TASK - Copy the data word for word, keeping every line.

## Start SOURCE DATA

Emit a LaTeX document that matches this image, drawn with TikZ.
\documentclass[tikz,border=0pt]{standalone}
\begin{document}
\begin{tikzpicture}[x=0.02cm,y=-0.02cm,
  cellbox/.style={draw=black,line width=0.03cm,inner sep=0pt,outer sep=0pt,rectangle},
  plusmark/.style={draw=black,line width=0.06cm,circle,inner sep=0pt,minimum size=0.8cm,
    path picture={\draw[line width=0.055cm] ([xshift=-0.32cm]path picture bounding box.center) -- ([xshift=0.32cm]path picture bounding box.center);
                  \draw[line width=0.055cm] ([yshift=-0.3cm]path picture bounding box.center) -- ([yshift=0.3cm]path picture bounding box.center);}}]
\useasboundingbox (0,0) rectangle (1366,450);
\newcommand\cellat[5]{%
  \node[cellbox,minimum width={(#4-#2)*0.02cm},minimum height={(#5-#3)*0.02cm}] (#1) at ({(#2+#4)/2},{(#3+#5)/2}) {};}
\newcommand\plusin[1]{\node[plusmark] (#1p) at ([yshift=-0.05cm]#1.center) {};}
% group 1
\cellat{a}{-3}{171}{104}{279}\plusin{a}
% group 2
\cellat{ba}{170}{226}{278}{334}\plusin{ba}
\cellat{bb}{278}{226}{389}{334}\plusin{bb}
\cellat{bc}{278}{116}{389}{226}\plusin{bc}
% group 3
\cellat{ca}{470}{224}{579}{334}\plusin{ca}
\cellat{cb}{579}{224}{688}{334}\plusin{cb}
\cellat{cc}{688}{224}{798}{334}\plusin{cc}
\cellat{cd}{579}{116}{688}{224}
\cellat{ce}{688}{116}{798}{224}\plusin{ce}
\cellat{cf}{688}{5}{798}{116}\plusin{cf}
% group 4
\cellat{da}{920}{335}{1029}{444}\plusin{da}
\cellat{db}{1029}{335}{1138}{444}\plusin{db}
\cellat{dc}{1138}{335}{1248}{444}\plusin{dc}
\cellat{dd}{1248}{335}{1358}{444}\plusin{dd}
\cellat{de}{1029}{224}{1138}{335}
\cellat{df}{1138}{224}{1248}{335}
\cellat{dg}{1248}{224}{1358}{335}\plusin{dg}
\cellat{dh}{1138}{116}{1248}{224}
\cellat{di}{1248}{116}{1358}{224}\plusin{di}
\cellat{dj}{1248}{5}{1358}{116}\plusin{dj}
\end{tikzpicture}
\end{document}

## End SOURCE DATA

OUTPUT BELOW -
Emit a LaTeX document that matches this image, drawn with TikZ.
\documentclass[tikz,border=0pt]{standalone}
\begin{document}
\begin{tikzpicture}[x=0.02cm,y=-0.02cm,
  cellbox/.style={draw=black,line width=0.03cm,inner sep=0pt,outer sep=0pt,rectangle},
  plusmark/.style={draw=black,line width=0.06cm,circle,inner sep=0pt,minimum size=0.8cm,
    path picture={\draw[line width=0.055cm] ([xshift=-0.32cm]path picture bounding box.center) -- ([xshift=0.32cm]path picture bounding box.center);
                  \draw[line width=0.055cm] ([yshift=-0.3cm]path picture bounding box.center) -- ([yshift=0.3cm]path picture bounding box.center);}}]
\useasboundingbox (0,0) rectangle (1366,450);
\newcommand\cellat[5]{%
  \node[cellbox,minimum width={(#4-#2)*0.02cm},minimum height={(#5-#3)*0.02cm}] (#1) at ({(#2+#4)/2},{(#3+#5)/2}) {};}
\newcommand\plusin[1]{\node[plusmark] (#1p) at ([yshift=-0.05cm]#1.center) {};}
% group 1
\cellat{a}{-3}{171}{104}{279}\plusin{a}
% group 2
\cellat{ba}{170}{226}{278}{334}\plusin{ba}
\cellat{bb}{278}{226}{389}{334}\plusin{bb}
\cellat{bc}{278}{116}{389}{226}\plusin{bc}
% group 3
\cellat{ca}{470}{224}{579}{334}\plusin{ca}
\cellat{cb}{579}{224}{688}{334}\plusin{cb}
\cellat{cc}{688}{224}{798}{334}\plusin{cc}
\cellat{cd}{579}{116}{688}{224}
\cellat{ce}{688}{116}{798}{224}\plusin{ce}
\cellat{cf}{688}{5}{798}{116}\plusin{cf}
% group 4
\cellat{da}{920}{335}{1029}{444}\plusin{da}
\cellat{db}{1029}{335}{1138}{444}\plusin{db}
\cellat{dc}{1138}{335}{1248}{444}\plusin{dc}
\cellat{dd}{1248}{335}{1358}{444}\plusin{dd}
\cellat{de}{1029}{224}{1138}{335}
\cellat{df}{1138}{224}{1248}{335}
\cellat{dg}{1248}{224}{1358}{335}\plusin{dg}
\cellat{dh}{1138}{116}{1248}{224}
\cellat{di}{1248}{116}{1358}{224}\plusin{di}
\cellat{dj}{1248}{5}{1358}{116}\plusin{dj}
\end{tikzpicture}
\end{document}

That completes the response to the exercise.